Baruch Jeitteles was born on 22 April 1762, in Prague. His father, Jonas Jeitteles, was a doctor. Originally a student of Rabbi Yechezkel Landau, Jeitteles travelled to Berlin and studied with Moses Mendelssohn, the foundational figure in the Jewish Enlightenment movement. Jeitteles later returned to Prague and appeared to reconcile with Landau, and adhered to a moderate stance on Jewish Enlightenment issues. Using inherited wealth from his father-in-law, Samuel Porges, Jeitteles established a private rabbinical school and training students from Moravia and Hungary. One of his students was Moshe Kunitz, author of the books Ben Yochai which defends the attribution of the Zohar to Rabbi Shimon bar Yochai.

His son, Ignaz Jeitteles, was a philosopher and co-founder of a Jewish weekly, "Siona".

As a doctor, Jeitteles was a proponent of the smallpox vaccination. During the War of the Sixth Coalition, and following the 1813 battles in Dresden and Kulm, Jeitteles persuaded local Jews to support a private hospital for the caring of wounded and ill soldiers.
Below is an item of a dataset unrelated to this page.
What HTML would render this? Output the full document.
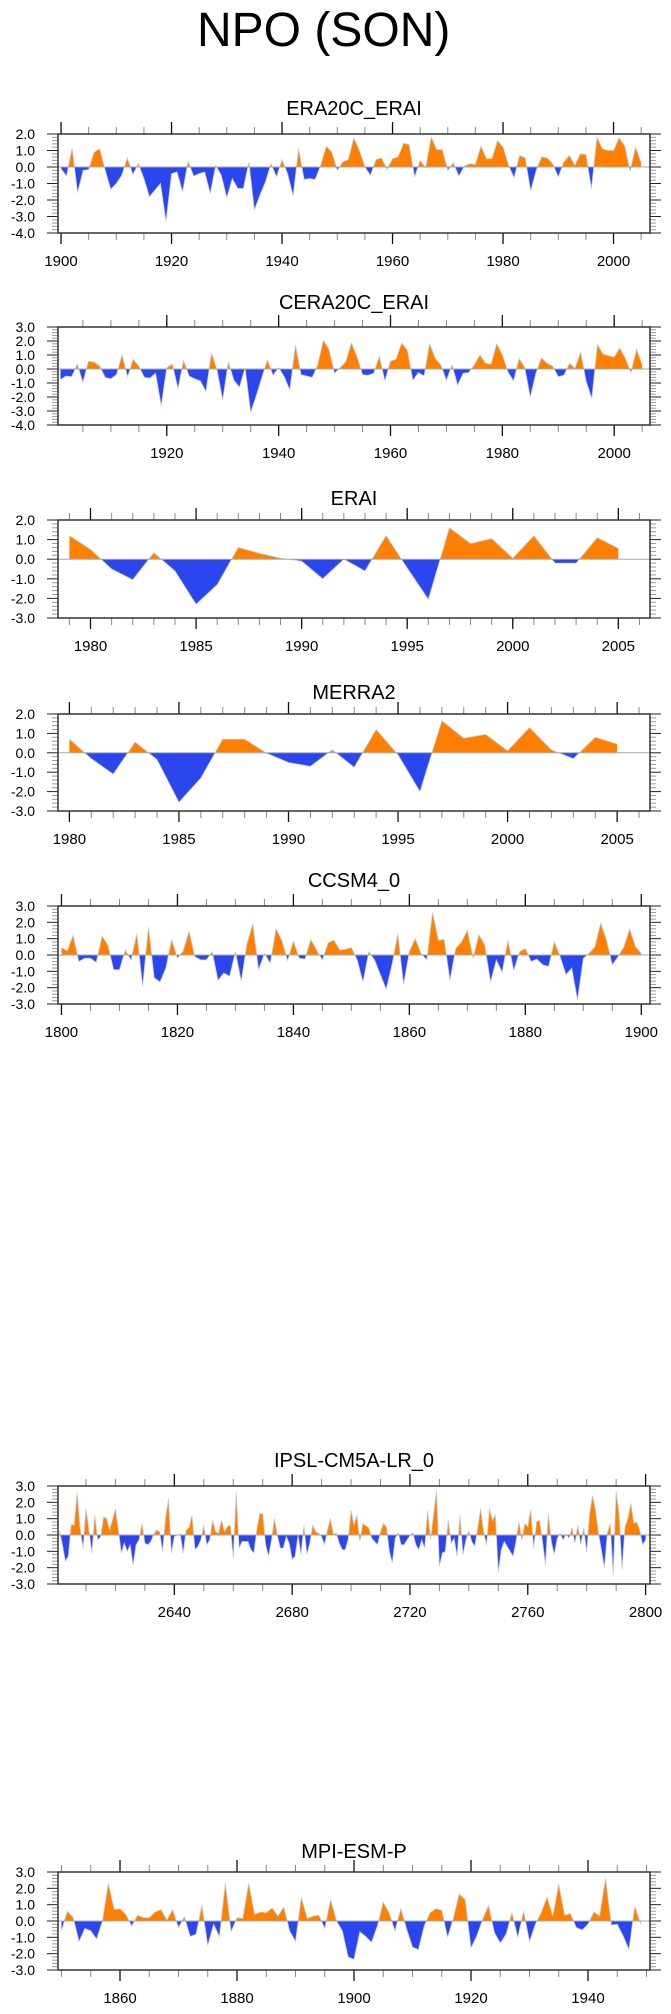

Jeitteles personally cared for the sick and soon died on 18 December 1813, in Prague.

== Works ==
- Emek ha-bakha (1793) — an obituary in memory of Yechezkel Landau
- Sefer Ha-Orev (Vienna, 1795) — a work attacking the radical wing of the Jewish Enlightenment movement
- Sichah ben Shenat 5560 ve-5561 (Prague, 1800) — a polemical work against the followers of Jacob Frank in Prague
- Die Kuhpockenimpfung (Prague, 1804) — a sermon on behalf of his father's campaign for the smallpox vaccination

Jeitteles also wrote for Ha-Me’asef, a Jewish scholarly and literary periodical, during the 1780s and 1790s, and for a Jewish-German monthly published in Prague in 1802.